> _SHORT PROBLEM_
Reproduce the listing below from the line with "Output the Python" to the line with "import numpy as np", both lines included, character for character, minus any pictures.

─── EXERCISE MATERIALS ───

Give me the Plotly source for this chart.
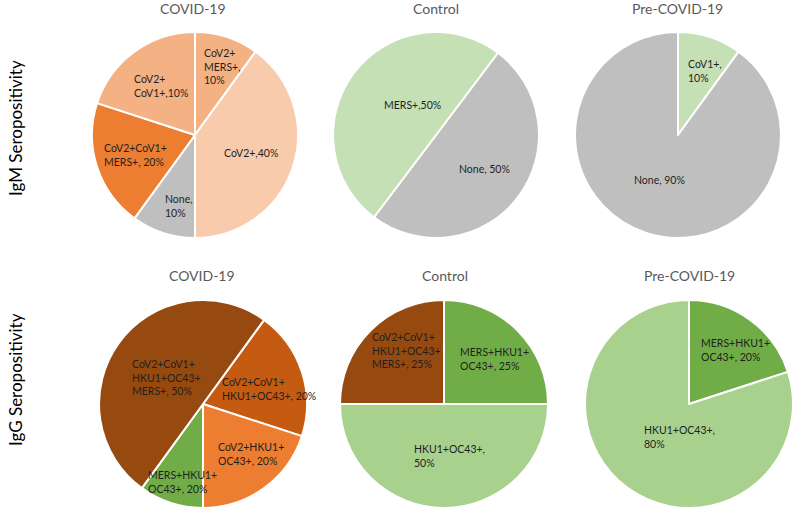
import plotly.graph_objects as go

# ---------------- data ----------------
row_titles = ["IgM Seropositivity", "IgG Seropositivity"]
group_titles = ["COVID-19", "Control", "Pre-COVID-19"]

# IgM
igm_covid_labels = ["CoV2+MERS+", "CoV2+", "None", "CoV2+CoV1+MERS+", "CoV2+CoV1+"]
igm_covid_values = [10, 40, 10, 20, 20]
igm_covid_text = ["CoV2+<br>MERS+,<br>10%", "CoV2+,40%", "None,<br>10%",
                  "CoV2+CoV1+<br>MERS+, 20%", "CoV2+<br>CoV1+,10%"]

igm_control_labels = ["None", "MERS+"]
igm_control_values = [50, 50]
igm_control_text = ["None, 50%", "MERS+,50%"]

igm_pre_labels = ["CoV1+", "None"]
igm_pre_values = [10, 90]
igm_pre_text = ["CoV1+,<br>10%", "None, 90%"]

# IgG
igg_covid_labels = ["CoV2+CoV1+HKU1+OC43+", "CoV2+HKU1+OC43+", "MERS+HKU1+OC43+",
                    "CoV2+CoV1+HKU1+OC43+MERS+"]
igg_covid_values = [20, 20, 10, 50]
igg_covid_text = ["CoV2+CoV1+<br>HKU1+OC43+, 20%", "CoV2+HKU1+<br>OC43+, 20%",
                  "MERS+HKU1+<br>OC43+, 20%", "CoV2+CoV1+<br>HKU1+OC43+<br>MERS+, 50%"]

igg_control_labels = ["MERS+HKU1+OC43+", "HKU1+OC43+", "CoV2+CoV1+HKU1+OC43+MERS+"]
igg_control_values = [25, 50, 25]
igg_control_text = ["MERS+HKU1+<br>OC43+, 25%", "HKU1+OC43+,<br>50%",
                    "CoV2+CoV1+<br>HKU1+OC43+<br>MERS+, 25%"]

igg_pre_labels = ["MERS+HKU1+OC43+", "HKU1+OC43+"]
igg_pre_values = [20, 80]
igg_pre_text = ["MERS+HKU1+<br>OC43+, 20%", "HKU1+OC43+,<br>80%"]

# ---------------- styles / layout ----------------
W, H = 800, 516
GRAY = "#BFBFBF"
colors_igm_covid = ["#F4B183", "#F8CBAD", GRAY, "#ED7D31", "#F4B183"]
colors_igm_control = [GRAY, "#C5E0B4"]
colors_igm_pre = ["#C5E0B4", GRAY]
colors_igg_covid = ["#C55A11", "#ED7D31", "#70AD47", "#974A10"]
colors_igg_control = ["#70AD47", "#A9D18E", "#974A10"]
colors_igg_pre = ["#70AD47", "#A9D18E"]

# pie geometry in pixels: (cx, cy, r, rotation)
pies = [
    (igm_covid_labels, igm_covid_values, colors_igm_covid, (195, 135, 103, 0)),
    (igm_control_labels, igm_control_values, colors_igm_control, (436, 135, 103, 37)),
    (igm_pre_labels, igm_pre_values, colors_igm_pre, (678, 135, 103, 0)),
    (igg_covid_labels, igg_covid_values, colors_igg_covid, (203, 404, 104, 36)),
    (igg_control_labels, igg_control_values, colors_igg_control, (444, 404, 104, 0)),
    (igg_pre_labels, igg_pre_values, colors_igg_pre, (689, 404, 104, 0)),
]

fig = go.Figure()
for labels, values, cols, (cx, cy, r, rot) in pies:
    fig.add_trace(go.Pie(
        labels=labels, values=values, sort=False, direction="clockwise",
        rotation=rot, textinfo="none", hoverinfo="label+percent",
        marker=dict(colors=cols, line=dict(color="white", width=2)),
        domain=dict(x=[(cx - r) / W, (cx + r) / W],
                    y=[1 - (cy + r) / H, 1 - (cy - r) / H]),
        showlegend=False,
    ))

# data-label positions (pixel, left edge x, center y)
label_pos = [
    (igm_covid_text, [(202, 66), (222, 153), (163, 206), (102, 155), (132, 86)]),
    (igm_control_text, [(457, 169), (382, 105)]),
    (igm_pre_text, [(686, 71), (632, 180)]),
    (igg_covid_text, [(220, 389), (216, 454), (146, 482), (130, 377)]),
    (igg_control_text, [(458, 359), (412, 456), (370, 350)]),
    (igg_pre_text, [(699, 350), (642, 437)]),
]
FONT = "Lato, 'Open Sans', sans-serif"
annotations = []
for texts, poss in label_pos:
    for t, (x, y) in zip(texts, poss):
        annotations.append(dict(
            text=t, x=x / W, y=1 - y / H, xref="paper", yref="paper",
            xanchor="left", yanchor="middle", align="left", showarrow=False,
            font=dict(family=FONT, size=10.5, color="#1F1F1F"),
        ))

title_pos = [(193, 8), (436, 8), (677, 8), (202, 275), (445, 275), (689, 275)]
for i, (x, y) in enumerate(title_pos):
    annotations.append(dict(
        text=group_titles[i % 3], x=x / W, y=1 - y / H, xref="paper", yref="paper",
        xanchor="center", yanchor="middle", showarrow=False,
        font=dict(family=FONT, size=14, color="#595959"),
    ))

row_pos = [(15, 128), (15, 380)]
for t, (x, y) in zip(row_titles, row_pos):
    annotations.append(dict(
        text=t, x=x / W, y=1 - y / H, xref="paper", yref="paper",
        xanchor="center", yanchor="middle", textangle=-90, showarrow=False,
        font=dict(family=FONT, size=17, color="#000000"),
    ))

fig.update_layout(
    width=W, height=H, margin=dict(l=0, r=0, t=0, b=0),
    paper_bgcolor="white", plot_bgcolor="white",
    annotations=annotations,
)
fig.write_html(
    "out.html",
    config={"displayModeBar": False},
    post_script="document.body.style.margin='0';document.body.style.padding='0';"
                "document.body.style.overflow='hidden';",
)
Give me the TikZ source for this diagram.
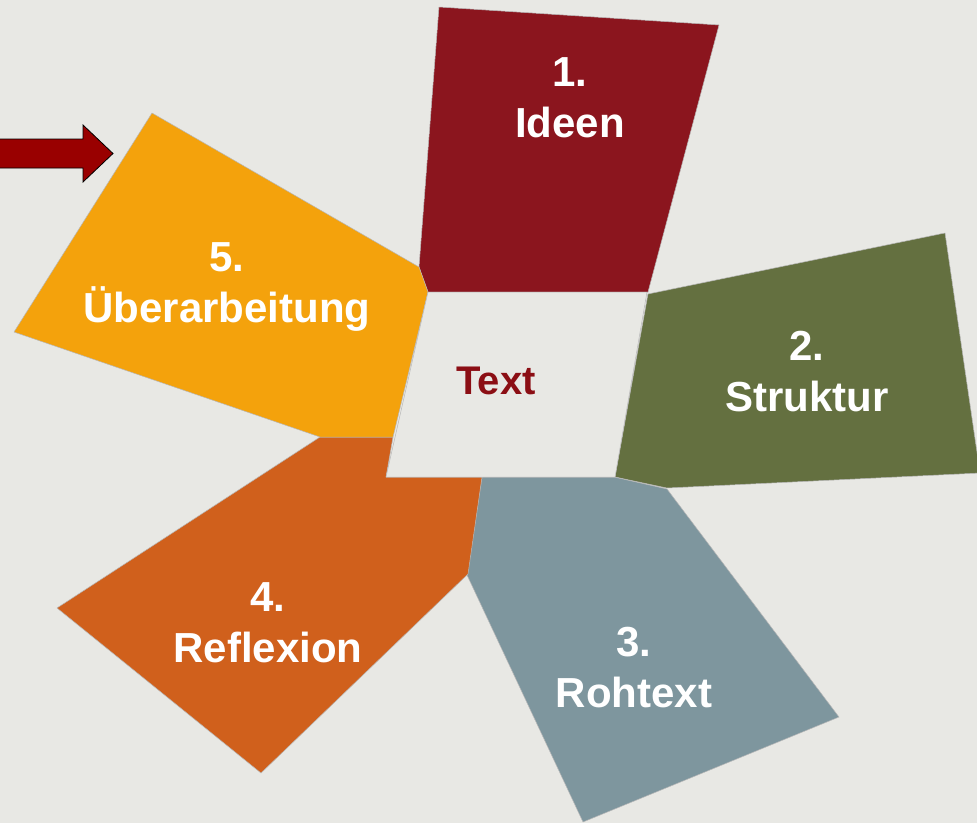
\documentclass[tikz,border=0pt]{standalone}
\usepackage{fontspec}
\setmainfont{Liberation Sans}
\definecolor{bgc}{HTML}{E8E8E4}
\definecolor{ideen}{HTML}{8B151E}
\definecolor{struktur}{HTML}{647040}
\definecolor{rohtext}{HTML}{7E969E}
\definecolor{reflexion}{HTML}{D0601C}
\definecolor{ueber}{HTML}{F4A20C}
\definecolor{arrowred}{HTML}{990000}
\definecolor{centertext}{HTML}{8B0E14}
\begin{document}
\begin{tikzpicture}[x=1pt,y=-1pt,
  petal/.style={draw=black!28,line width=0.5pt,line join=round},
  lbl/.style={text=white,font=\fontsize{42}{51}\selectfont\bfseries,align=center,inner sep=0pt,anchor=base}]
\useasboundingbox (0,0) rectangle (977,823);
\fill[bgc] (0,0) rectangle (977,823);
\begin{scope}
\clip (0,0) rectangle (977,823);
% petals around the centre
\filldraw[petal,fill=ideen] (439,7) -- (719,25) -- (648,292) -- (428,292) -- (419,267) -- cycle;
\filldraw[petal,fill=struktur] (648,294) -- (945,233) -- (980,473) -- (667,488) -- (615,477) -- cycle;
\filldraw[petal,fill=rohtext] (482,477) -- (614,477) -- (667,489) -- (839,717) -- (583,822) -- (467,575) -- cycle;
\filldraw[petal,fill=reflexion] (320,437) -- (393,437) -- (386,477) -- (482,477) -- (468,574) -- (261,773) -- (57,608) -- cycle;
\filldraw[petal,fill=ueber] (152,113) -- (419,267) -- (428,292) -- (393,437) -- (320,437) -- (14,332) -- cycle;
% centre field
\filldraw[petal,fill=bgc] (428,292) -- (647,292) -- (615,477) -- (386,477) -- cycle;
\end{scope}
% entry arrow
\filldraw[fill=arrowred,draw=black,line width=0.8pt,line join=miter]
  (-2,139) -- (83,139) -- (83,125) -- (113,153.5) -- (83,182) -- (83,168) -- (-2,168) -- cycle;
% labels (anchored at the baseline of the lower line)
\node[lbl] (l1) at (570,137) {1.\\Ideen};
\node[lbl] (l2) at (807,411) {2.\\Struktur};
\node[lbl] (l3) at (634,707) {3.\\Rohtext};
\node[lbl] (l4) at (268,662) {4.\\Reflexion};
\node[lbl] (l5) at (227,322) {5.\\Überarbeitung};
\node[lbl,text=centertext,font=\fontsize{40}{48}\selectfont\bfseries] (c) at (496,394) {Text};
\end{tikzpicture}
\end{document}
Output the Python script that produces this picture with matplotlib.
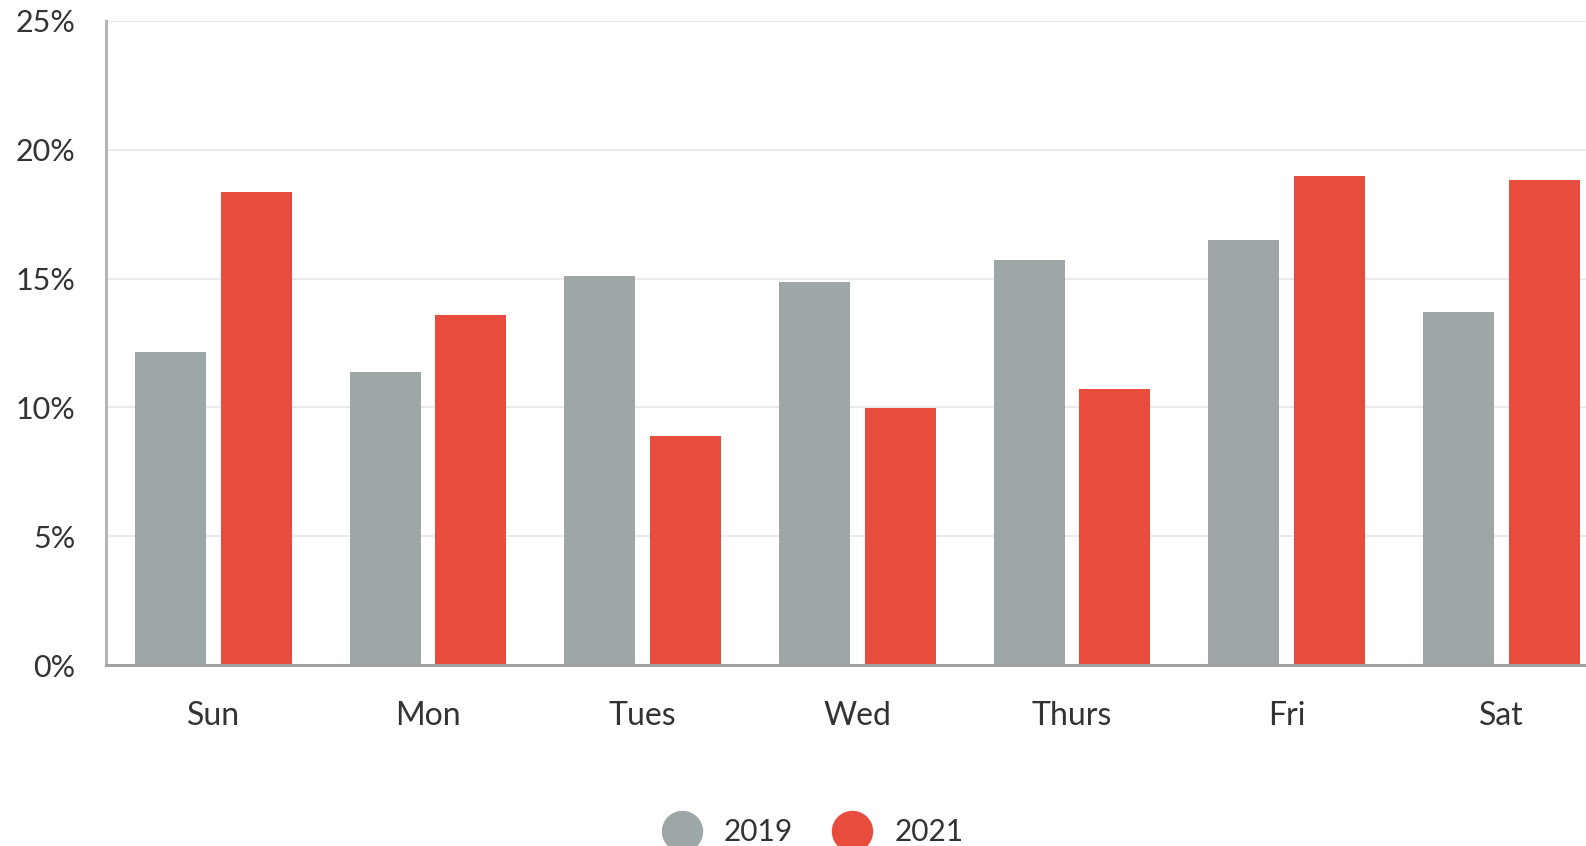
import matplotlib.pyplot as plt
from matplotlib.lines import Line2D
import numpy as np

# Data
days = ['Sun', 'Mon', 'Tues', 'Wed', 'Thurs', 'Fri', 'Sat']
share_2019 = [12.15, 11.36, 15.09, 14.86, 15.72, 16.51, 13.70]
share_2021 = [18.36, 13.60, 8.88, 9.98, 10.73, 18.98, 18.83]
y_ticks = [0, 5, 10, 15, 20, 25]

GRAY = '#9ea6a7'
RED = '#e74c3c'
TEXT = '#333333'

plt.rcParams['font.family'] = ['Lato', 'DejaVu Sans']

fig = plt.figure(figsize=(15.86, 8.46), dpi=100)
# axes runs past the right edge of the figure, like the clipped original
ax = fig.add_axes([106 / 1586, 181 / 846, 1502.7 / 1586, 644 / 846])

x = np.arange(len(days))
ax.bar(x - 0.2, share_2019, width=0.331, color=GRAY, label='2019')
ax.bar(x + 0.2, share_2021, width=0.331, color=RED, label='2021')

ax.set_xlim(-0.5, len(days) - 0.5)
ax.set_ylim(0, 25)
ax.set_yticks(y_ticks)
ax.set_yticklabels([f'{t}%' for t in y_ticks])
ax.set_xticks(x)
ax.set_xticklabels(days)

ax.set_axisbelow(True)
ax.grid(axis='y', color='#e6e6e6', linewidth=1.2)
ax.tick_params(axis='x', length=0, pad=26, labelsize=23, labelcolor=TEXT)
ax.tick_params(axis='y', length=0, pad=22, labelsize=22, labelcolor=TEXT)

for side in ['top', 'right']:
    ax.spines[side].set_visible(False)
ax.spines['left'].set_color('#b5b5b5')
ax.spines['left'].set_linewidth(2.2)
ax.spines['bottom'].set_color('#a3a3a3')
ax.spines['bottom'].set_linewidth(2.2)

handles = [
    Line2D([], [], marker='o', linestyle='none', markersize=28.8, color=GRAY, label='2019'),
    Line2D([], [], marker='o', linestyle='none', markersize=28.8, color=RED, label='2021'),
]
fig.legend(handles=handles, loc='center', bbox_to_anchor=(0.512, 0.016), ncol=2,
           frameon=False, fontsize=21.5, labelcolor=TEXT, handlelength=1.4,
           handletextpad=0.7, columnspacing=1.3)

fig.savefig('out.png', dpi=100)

───

> _THE RESPONSE_
Output the Python script that produces this picture with matplotlib.
import matplotlib.pyplot as plt
from matplotlib.lines import Line2D
import numpy as np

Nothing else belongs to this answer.